DIRECTION: Exactly as written, write out the lines below from the first to the one containing "const radialTicks = [0.2,0.4,0.6,0.8,1];", inclusive. Pictures do not belong in the copy.

+ + + + +

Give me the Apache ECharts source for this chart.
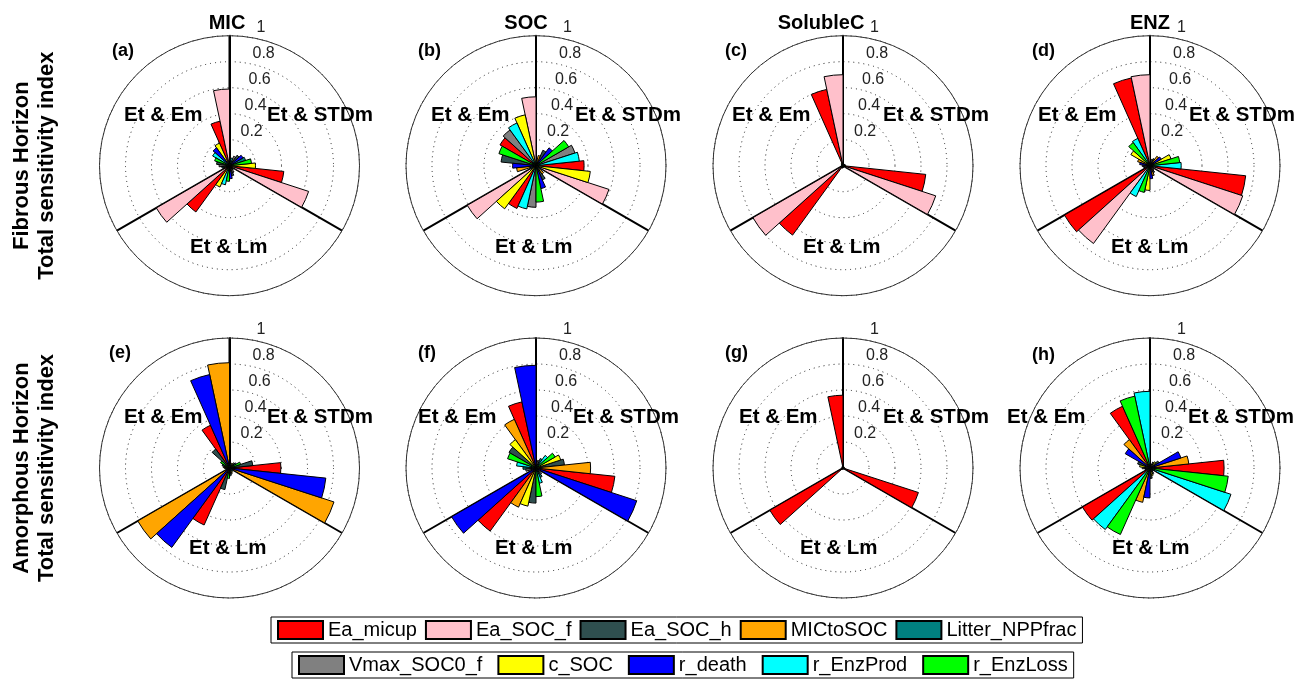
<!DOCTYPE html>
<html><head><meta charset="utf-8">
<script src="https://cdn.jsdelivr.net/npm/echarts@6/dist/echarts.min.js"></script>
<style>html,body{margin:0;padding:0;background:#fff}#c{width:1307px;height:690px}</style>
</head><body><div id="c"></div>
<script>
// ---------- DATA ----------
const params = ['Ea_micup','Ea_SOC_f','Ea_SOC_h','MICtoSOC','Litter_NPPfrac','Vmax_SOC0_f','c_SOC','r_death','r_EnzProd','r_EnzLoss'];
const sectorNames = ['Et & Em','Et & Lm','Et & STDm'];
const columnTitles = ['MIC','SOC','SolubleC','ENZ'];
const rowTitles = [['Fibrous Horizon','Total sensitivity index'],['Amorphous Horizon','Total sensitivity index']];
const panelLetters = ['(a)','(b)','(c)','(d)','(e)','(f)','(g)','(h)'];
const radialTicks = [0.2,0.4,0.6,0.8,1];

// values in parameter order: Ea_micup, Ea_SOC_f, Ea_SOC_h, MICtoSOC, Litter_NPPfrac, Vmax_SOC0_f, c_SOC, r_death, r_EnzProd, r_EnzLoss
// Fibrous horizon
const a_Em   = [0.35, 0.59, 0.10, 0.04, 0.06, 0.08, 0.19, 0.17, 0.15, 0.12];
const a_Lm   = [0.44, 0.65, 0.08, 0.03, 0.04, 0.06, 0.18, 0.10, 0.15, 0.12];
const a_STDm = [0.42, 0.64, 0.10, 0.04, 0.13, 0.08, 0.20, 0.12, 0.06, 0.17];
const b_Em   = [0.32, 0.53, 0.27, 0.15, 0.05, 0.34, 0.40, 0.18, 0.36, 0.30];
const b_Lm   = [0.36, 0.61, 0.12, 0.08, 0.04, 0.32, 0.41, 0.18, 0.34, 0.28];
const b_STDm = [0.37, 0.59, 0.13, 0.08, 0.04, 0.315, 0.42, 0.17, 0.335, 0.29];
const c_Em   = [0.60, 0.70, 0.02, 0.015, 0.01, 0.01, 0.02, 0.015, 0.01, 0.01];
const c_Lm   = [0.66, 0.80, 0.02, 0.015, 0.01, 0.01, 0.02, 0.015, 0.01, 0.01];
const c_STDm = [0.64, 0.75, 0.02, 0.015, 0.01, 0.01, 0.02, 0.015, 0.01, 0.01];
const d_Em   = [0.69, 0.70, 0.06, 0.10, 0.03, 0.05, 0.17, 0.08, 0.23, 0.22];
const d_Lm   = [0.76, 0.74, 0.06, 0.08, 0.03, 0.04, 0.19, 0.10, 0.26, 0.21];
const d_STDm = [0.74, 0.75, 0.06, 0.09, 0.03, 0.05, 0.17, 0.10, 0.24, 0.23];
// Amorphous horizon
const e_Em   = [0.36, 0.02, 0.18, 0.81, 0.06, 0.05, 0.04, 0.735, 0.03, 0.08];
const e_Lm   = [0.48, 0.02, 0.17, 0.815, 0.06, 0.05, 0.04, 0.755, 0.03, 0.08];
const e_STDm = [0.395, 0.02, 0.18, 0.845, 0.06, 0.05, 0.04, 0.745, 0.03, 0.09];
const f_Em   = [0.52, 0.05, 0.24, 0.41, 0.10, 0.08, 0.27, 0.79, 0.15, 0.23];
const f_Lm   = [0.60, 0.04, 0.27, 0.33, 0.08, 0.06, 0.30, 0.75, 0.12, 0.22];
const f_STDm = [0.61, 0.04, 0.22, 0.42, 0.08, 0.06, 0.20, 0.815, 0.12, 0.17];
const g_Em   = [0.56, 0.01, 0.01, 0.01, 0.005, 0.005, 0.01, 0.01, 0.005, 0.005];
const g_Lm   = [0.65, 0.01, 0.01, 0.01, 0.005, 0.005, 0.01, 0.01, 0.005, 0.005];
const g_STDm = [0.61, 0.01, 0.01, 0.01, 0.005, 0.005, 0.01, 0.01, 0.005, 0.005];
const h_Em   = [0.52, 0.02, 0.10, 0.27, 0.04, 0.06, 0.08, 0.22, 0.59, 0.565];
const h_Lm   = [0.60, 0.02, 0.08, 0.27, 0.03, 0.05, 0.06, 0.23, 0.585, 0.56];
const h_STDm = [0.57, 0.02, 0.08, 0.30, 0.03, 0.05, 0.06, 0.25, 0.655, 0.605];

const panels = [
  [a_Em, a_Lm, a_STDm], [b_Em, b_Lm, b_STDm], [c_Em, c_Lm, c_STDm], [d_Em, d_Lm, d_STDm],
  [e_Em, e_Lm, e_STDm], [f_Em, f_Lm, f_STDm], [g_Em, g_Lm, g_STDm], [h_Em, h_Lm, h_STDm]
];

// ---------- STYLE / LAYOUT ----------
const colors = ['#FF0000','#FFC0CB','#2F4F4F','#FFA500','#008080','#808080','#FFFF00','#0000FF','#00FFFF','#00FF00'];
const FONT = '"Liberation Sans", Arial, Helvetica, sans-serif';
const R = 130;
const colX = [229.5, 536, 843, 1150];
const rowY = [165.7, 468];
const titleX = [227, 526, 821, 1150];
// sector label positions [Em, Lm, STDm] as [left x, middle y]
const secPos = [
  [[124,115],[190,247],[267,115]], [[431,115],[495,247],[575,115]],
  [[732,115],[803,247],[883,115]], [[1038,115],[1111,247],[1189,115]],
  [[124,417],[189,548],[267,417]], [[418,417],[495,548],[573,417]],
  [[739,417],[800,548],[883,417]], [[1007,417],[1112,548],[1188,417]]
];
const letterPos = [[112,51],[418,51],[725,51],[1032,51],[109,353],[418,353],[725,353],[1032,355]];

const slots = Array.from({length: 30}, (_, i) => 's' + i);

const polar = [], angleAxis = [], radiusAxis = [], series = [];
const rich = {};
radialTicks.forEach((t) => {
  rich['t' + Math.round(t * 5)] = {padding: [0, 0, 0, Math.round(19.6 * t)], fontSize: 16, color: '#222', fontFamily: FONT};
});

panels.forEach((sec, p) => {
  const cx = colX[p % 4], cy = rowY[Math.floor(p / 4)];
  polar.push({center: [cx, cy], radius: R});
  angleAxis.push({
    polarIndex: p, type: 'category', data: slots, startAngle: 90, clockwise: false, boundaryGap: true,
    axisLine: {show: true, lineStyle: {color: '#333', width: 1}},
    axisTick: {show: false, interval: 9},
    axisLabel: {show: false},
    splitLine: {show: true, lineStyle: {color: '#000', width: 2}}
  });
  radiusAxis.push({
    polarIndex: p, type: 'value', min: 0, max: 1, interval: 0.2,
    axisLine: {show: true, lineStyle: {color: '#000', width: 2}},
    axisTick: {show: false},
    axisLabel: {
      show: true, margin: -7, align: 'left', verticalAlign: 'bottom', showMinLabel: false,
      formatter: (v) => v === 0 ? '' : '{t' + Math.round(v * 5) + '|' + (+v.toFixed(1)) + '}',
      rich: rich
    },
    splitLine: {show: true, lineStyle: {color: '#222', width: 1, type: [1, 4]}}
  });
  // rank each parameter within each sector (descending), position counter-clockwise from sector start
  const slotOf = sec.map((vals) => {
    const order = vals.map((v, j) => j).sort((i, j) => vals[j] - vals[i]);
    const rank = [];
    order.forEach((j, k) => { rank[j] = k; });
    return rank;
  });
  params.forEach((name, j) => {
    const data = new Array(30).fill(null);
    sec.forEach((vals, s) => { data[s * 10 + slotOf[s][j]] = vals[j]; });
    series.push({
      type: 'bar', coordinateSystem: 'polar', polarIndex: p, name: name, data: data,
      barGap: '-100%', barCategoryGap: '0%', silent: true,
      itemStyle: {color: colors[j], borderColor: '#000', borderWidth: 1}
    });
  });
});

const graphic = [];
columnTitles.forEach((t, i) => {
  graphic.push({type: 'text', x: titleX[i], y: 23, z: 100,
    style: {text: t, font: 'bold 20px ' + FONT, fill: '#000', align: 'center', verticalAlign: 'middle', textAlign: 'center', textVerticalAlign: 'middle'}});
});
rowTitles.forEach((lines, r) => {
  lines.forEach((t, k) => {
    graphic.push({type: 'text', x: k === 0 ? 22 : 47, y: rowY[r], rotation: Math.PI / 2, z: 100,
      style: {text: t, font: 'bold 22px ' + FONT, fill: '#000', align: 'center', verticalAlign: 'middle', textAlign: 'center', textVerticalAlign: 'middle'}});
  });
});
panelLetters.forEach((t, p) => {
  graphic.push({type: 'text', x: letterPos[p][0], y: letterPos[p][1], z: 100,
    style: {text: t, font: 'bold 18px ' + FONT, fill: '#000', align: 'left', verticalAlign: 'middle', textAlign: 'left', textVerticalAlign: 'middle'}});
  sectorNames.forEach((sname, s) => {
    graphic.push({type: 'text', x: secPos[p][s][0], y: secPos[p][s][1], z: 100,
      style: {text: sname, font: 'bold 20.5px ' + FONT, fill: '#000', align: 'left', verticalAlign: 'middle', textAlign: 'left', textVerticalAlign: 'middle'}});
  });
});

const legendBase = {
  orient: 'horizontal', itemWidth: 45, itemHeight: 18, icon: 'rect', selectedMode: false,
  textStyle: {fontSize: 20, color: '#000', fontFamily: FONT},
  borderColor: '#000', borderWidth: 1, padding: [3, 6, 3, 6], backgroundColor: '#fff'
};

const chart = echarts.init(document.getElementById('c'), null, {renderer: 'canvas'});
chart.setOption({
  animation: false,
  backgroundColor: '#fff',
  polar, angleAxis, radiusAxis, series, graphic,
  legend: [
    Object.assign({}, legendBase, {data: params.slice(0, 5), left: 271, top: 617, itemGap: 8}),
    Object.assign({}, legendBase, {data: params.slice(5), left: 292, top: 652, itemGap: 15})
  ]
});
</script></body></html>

+ + + + +

EXERCISE SOLUTION:
Give me the Apache ECharts source for this chart.
<!DOCTYPE html>
<html><head><meta charset="utf-8">
<script src="https://cdn.jsdelivr.net/npm/echarts@6/dist/echarts.min.js"></script>
<style>html,body{margin:0;padding:0;background:#fff}#c{width:1307px;height:690px}</style>
</head><body><div id="c"></div>
<script>
// ---------- DATA ----------
const params = ['Ea_micup','Ea_SOC_f','Ea_SOC_h','MICtoSOC','Litter_NPPfrac','Vmax_SOC0_f','c_SOC','r_death','r_EnzProd','r_EnzLoss'];
const sectorNames = ['Et & Em','Et & Lm','Et & STDm'];
const columnTitles = ['MIC','SOC','SolubleC','ENZ'];
const rowTitles = [['Fibrous Horizon','Total sensitivity index'],['Amorphous Horizon','Total sensitivity index']];
const panelLetters = ['(a)','(b)','(c)','(d)','(e)','(f)','(g)','(h)'];
const radialTicks = [0.2,0.4,0.6,0.8,1];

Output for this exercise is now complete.